Laird envisions a landscaped space with trees and tables, with construction scheduled for late summer or early fall. It will likely take extra funding to make her dream a reality, but the Dream Project has given her the help she needs to get started.
“It’s a really good opportunity for people to do what they’ve always wanted to do, and it helps as a little push to make it happen.”
• Juliette Moffroid: A senior at Colorado Rocky Mountain School (CRMS), she will be spending the end of July and the beginning of August backpacking the John Muir Trail. She’ll capture her experience along the way in the form of artwork, which she will display to inspire others. She also intends to donate some of the art to conservation organizations.
“I heard about all these amazing adventures. I thought I never do it,” said Moffroid. “It was a good way for me to tie together all the things I’d been thinking about.”
Moffroid is still working on finding a partner for the volunteer program she applied for.
“I have this huge adventure, and it’s kinda daunting to go on my own,” she admitted. “But because it’s part of the Dream Project I have to commit. I can’t back out now.”
For Moffroid, that’s a good thing. “I’m so excited,” she said. “I can’t even believe that it’s actually happening.”
• Nic Reitman: This CRMS senior will blend mountaineering and rural development in his trip to the country of Georgia. He’ll work on sustainable agriculture and conservation with Rural Development for Future Georgia, but he also intends to tackle a host of difficult mountains including Kazbek, Ushba and Tetnuldi.

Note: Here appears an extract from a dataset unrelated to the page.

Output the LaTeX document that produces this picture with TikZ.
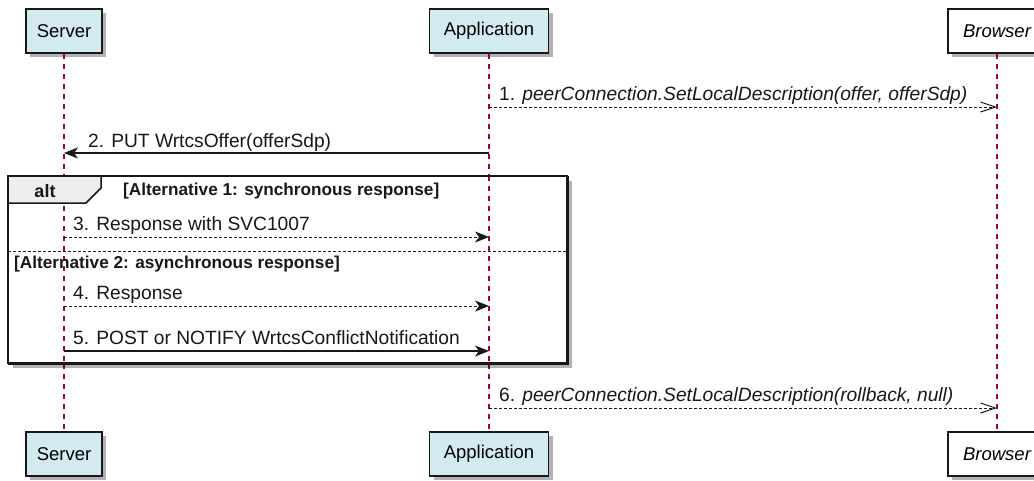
\documentclass[tikz,border=0pt]{standalone}
\usepackage{fontspec}
\setmainfont{Liberation Sans}
\usetikzlibrary{arrows.meta,shadows}
\definecolor{life}{HTML}{A80036}
\definecolor{partfill}{HTML}{D3EAF0}
\definecolor{ink}{HTML}{181818}
\definecolor{tabfill}{HTML}{EEEEEE}
\tikzset{
  part/.style={draw=ink, line width=1.5pt, fill=partfill, minimum height=44pt, inner sep=0pt,
    font=\fontsize{18.5}{20}\selectfont,
    drop shadow={shadow xshift=4pt, shadow yshift=-4pt, opacity=0.3, fill=black}},
  whitepart/.style={part, fill=white, font=\fontsize{18.5}{20}\selectfont\itshape},
  lifeline/.style={draw=life, line width=1.3pt, dash pattern=on 5pt off 5pt},
  msgsolid/.style={draw=ink, line width=1.2pt, -{Stealth[length=14pt,width=11pt,inset=4pt]}},
  msgdash/.style={draw=ink, line width=1pt, dash pattern=on 3pt off 2pt, -{Stealth[length=14pt,width=11pt,inset=4pt,line width=1pt]}},
  msgopen/.style={draw=ink, line width=1pt, dash pattern=on 3pt off 2pt, -{Straight Barb[length=15pt,width=10pt,line width=1pt]}},
  msglabel/.style={anchor=base west, inner sep=0pt, font=\fontsize{19.2}{21}\selectfont, text=ink},
  framebox/.style={draw=ink, line width=2pt, inner sep=0pt,
    drop shadow={shadow xshift=4pt, shadow yshift=-4pt, opacity=0.3, fill=black}},
  altlabel/.style={anchor=base west, inner sep=0pt, font=\fontsize{17.2}{19}\selectfont\bfseries, text=ink},
  separator/.style={draw=ink, line width=1pt, dash pattern=on 3pt off 2pt}
}
\begin{document}
\begin{tikzpicture}[x=1pt,y=-1pt]
\useasboundingbox (0,0) rectangle (1034,480);
\clip (0,0) rectangle (1034,480);
\fill[white] (0,0) rectangle (1034,480);

% participants
\node[part, minimum width=76pt] (sTop) at (64,31) {Server};
\node[part, minimum width=119pt] (aTop) at (489,31) {Application};
\node[whitepart, minimum width=98pt] (bTop) at (997,31) {Browser};
\node[part, minimum width=76pt] (sBot) at (64,454) {Server};
\node[part, minimum width=119pt] (aBot) at (489,454) {Application};
\node[whitepart, minimum width=98pt] (bBot) at (997,454) {Browser};

% lifelines
\draw[lifeline] (sTop.south) -- (sBot.north);
\draw[lifeline] (aTop.south) -- (aBot.north);
\draw[lifeline] (bTop.south) -- (bBot.north);

% alt frame
\node[framebox, fill=white, fill opacity=0, minimum width=559pt, minimum height=187pt, anchor=north west] (altframe) at (8,176) {};
\fill[white] (8,176) rectangle (567,363);
\draw[lifeline] (64,176) -- (64,363);
\draw[lifeline] (489,176) -- (489,363);
\draw[draw=ink, line width=1.5pt, fill=tabfill] (8,176) -- (101,176) -- (101,188) -- (86,203) -- (8,203) -- cycle;
\draw[draw=ink, line width=2pt] (8,176) rectangle (567,363);
\node[anchor=base, inner sep=0pt, font=\fontsize{18}{20}\selectfont\bfseries, text=ink] (altword) at (45,197) {alt};
\node[altlabel] (alt1) at (123,195) {[Alternative 1: synchronous response]};
\coordinate (sepL) at (8,251);
\coordinate (sepR) at (567,251);
\draw[separator] (sepL) -- (sepR);
\node[altlabel] (alt2) at (14,268) {[Alternative 2: asynchronous response]};

% message anchor points
\coordinate (a1) at (489,107); \coordinate (b1) at (997,107);
\coordinate (a2) at (489,153); \coordinate (s2) at (64,153);
\coordinate (s3) at (64,237); \coordinate (a3) at (489,237);
\coordinate (s4) at (64,306); \coordinate (a4) at (489,306);
\coordinate (s5) at (64,351); \coordinate (a5) at (489,351);
\coordinate (a6) at (489,408); \coordinate (b6) at (997,408);

\draw[msgopen] (a1) -- (b1);
\node[msglabel] (l1) at (499,100) {1. \textit{peerConnection.SetLocalDescription(offer, offerSdp)}};
\draw[msgsolid] (a2) -- (s2);
\node[msglabel] (l2) at (88,147) {2. PUT WrtcsOffer(offerSdp)};
\draw[msgdash] (s3) -- (a3);
\node[msglabel] (l3) at (73,230) {3. Response with SVC1007};
\draw[msgdash] (s4) -- (a4);
\node[msglabel] (l4) at (73,299) {4. Response};
\draw[msgsolid] (s5) -- (a5);
\node[msglabel] (l5) at (73,344) {5. POST or NOTIFY WrtcsConflictNotification};
\draw[msgopen] (a6) -- (b6);
\node[msglabel] (l6) at (499,401) {6. \textit{peerConnection.SetLocalDescription(rollback, null)}};
\end{tikzpicture}
\end{document}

Reitman has deep roots in the former Soviet bloc.
“My dad hails from Russia, and I speak fluent Russian and I have a lot of family in Georgia,” he said. “I’d been wanting to get up to Georgia for some time, but hadn’t really had the funds to do it.”

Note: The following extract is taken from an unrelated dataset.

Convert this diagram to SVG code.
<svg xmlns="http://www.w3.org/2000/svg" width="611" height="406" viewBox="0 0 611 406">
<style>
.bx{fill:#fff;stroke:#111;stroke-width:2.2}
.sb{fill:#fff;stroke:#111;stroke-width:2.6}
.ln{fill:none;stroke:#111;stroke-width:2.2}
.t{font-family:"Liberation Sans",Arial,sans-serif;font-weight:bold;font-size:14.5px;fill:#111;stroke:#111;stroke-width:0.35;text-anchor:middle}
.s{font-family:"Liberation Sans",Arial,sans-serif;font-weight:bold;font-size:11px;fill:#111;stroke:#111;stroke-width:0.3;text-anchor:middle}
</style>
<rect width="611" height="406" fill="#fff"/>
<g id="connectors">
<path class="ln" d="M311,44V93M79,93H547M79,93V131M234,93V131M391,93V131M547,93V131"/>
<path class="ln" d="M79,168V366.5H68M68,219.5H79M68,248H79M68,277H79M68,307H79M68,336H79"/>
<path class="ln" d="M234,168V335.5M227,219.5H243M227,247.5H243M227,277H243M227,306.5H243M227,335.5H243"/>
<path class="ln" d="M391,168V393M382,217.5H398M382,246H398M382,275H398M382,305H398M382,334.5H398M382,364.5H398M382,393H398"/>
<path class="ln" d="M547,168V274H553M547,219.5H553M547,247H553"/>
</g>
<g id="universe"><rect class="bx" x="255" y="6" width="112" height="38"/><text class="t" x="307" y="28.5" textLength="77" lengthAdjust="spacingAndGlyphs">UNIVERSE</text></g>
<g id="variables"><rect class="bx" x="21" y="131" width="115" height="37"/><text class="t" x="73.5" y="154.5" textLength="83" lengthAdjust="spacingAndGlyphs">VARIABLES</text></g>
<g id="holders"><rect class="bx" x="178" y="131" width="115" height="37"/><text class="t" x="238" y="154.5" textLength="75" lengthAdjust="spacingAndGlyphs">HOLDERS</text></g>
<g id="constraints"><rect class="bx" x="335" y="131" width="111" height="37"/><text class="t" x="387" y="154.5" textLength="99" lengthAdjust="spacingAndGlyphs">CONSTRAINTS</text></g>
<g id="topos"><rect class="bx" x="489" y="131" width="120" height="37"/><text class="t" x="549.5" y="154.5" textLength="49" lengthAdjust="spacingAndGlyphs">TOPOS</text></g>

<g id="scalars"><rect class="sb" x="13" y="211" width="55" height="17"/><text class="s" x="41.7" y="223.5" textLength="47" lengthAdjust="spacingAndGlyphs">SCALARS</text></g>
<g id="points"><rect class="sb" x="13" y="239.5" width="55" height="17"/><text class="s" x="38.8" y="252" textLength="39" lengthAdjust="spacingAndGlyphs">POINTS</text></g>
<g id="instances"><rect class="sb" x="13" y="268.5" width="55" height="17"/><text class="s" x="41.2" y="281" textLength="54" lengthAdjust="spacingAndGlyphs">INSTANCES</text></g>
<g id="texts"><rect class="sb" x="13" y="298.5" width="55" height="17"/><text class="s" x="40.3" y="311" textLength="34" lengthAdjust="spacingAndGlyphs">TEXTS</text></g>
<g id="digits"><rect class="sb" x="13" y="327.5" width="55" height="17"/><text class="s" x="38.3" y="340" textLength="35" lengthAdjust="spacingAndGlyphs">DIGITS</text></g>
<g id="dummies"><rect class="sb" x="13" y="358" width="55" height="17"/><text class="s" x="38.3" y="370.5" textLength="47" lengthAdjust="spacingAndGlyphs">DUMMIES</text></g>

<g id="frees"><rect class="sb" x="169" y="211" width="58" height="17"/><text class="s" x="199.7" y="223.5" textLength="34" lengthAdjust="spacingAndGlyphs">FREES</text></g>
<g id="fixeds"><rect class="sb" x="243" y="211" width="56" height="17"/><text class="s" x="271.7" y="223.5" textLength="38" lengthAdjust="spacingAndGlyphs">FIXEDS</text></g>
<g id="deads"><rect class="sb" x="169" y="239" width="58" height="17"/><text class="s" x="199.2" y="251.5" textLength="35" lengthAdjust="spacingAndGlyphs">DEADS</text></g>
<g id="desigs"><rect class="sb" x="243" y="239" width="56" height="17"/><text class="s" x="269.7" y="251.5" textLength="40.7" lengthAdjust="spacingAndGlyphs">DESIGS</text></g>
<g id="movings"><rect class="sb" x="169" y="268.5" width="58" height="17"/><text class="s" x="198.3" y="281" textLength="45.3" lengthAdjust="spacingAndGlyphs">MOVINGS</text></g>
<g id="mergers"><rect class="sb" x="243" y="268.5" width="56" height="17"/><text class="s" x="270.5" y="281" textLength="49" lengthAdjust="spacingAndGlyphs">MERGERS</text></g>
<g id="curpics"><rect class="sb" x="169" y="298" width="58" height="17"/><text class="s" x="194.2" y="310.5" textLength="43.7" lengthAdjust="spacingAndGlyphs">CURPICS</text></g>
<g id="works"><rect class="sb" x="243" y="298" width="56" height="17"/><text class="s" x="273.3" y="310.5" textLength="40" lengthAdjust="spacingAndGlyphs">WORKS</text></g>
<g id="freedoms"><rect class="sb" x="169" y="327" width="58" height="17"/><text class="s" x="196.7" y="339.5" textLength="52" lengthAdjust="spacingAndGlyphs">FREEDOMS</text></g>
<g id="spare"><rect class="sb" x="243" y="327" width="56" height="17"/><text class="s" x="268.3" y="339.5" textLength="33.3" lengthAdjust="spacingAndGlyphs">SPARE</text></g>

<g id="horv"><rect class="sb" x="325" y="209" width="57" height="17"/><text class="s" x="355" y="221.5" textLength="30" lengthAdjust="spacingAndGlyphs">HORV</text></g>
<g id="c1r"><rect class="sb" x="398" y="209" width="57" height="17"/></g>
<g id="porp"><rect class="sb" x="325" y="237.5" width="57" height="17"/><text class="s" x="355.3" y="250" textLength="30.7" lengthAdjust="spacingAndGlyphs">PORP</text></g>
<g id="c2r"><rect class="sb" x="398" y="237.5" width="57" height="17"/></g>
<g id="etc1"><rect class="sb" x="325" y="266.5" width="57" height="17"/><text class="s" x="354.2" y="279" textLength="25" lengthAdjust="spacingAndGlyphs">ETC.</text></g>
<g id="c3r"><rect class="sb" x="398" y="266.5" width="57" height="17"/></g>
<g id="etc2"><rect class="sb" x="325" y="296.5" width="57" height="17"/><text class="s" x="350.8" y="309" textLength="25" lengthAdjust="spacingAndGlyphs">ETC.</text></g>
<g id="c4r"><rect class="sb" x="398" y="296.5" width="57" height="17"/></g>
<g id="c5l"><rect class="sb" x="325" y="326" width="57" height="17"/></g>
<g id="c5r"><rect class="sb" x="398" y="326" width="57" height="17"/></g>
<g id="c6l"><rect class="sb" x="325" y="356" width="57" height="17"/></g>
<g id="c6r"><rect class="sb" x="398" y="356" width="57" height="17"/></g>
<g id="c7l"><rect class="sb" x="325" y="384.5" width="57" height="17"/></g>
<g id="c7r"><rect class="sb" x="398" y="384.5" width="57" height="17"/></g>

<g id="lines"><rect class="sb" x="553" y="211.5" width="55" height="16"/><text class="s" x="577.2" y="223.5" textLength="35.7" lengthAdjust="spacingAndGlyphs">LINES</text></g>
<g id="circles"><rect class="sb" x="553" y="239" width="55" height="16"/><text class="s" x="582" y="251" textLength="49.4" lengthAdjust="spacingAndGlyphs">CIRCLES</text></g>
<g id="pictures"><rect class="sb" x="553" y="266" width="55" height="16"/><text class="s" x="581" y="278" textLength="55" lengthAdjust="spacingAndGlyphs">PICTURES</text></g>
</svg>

The Dream Project made it possible.
“My passion for travel and the mountains and community service fueled my decision and motivation to apply. It just seemed like a stellar opportunity to make your dream come true,” Reitman said. “I encourage other kids in the valley to apply. It’s an incredible opportunity that’s totally feasible.”
• Rotceh Vazquez: A CRMS junior, she intends to become fluent in American Sign Language and start a deaf camp for local kids.

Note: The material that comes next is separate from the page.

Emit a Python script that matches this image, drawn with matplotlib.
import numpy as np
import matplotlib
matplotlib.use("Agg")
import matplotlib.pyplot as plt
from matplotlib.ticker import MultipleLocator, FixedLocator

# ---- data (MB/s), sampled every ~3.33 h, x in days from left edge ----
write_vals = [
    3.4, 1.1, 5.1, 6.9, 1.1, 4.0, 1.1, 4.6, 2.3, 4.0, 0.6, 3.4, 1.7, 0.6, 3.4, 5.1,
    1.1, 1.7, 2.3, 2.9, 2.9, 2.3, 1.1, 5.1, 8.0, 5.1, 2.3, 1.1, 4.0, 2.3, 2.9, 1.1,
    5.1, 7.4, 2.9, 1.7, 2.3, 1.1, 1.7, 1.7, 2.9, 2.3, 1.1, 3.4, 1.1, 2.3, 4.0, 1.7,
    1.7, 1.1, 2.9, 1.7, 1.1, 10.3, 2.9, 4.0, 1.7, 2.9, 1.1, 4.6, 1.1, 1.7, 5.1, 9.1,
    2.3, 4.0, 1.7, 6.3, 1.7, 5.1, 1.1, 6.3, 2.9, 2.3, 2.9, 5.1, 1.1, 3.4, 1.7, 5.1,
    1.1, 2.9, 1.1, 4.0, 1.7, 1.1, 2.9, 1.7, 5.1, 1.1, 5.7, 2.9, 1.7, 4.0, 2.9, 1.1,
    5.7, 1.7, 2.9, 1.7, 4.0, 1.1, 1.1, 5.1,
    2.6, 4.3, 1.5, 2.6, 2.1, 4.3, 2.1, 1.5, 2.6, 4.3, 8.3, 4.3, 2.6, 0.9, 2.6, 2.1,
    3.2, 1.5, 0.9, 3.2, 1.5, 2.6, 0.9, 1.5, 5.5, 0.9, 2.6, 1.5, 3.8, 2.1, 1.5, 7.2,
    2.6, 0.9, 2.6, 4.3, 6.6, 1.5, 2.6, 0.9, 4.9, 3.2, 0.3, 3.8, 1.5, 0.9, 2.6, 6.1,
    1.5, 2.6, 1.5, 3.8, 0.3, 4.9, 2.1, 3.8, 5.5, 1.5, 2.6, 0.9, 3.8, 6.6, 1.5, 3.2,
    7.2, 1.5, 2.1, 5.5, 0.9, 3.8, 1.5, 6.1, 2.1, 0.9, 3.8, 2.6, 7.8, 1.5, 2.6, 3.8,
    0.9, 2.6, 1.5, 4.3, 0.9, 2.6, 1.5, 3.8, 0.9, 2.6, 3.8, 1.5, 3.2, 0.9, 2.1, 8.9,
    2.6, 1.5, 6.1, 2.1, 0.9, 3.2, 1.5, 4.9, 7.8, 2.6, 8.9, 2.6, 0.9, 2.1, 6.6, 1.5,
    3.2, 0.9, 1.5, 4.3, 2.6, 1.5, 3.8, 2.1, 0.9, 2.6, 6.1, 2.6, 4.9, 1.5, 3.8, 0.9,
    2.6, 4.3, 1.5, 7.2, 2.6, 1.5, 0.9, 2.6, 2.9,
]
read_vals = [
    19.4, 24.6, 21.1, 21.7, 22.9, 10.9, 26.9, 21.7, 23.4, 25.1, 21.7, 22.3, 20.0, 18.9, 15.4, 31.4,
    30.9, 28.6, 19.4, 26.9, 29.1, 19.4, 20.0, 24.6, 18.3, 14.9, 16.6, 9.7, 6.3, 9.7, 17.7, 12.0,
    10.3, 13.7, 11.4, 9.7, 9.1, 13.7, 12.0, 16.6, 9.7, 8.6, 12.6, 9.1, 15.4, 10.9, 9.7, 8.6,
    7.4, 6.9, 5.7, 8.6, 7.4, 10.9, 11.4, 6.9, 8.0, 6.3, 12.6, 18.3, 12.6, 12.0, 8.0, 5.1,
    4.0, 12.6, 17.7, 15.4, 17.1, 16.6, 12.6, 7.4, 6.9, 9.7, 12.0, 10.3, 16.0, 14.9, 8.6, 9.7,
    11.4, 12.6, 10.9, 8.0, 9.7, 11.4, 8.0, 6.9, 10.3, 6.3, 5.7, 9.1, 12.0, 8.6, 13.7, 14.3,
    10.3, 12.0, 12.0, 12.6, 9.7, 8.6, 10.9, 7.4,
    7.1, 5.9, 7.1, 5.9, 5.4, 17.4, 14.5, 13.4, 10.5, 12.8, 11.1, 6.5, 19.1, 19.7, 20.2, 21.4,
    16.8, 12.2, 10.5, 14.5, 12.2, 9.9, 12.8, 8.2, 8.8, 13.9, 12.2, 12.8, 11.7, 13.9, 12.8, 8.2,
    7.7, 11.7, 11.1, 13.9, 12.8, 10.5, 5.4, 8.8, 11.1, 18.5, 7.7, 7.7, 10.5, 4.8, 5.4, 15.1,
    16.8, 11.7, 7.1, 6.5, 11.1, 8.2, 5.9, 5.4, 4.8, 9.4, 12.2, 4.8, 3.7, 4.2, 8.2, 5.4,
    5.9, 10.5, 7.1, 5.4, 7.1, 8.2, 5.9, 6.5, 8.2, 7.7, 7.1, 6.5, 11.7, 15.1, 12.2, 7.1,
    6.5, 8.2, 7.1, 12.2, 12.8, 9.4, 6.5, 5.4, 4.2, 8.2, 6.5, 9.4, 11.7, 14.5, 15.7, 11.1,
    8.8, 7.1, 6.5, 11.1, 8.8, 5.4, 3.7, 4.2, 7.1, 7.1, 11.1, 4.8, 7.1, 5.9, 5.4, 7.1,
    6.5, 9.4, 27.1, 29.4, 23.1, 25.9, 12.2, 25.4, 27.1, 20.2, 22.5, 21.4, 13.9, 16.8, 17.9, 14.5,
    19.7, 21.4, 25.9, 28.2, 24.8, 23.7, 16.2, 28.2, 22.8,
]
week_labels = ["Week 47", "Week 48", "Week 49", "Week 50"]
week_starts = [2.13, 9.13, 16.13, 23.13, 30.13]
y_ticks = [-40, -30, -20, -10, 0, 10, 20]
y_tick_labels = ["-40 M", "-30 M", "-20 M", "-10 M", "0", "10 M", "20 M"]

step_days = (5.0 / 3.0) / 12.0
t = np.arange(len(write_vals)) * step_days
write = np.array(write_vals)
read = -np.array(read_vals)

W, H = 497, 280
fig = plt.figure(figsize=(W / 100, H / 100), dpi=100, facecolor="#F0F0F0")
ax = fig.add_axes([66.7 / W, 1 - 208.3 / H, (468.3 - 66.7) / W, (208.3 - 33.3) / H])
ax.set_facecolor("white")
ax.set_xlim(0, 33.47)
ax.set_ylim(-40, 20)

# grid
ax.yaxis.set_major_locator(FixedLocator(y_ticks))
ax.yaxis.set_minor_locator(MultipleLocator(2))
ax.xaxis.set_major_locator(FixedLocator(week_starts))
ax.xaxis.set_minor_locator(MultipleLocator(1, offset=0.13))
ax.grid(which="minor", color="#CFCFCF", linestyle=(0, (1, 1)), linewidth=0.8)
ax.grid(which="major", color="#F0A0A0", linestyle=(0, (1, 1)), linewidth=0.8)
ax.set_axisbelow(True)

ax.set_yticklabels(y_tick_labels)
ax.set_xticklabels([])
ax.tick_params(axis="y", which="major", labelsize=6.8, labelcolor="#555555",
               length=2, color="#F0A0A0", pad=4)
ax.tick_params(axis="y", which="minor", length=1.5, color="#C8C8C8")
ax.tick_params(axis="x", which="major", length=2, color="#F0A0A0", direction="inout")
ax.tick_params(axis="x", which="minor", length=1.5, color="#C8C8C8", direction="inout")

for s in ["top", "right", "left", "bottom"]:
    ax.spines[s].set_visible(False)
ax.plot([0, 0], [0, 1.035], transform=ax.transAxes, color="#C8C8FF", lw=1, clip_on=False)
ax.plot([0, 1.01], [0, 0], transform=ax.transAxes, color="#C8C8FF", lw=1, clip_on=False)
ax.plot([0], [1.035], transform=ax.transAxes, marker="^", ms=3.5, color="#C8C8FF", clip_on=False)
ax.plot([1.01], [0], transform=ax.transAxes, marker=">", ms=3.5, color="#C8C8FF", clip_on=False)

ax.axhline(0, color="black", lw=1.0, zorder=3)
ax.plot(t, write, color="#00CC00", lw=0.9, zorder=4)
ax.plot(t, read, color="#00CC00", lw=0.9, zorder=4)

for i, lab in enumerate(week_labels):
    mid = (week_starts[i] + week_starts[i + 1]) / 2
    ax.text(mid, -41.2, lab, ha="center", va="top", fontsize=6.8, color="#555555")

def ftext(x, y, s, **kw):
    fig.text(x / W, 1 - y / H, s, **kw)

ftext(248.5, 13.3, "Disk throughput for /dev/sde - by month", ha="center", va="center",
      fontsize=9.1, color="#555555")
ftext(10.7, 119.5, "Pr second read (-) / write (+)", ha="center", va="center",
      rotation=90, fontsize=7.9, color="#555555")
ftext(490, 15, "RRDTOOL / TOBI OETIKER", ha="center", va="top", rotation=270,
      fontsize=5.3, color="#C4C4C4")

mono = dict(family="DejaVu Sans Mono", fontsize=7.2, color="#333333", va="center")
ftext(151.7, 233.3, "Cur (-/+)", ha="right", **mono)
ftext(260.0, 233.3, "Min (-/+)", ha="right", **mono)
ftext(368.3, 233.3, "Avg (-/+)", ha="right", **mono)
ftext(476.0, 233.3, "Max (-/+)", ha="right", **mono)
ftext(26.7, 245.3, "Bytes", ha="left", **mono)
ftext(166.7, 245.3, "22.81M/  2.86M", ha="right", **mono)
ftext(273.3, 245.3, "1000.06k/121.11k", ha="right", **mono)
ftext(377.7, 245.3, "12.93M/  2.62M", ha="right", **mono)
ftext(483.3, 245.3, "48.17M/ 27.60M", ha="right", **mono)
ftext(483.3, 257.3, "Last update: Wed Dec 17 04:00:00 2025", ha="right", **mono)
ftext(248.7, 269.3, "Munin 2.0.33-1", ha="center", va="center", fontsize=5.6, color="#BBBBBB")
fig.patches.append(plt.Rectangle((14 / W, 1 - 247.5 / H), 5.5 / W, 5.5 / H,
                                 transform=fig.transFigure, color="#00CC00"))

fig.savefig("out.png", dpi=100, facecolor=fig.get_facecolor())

“I was first introduced to the deaf culture in middle school. We took a trip to the Aspen Camp of the Deaf and Hard of Hearing,” Vazquez explained. “I don’t really know anyone who uses sign language as a primary language, but I just thought it was really beautiful.”
Vazquez has learned some sign language on her own, through books and the web, but hasn’t had the chance to undergo formal training. Now, she has both a reason and the means. The deaf camp, she said, is still in the planning stages. She’s committed to giving it the forethought needed “to make sure everything runs smoothly and is successful.
“I’m excited to embark on this new journey,” she added.
2013 recipient Anne-Marie Lewis said she “came back completely changed” from her Dream Project-funded trip to the Bolivian Amazon. Lewis had just finished her freshman year at Colorado Rocky Mountain School when she enrolled in the Shoulder-To-Shoulder Program and helped a community set up filters for clean water.
“I would definitely encourage people to apply for the Dream Project,” Lewis continued. She said she’d be interested in the Amazon for a long time, but the experience of being there was something else entirely. “Your best shot at understanding something or to fix a problem is to physically immerse yourself,” she said.
She was particularly struck by the kindness and lack of materialism in Bolivia — a stark contrast from the spirit of the United States.
“I took away more and learned more from that experience than I could ever physically help them,” she added.
Lewis feels the program serves a purpose beyond the five scholarships.
“Once someone has a plan mapped out, they’re going to keep thinking about it,” Lewis said. “If I didn’t get the scholarship, I still would have pushed to figure out how to make it happen.”
“Whether they make it or not, we’re getting a group of kids thinking,” agreed Wilson. “We want to double the number of applications. We want to triple them.”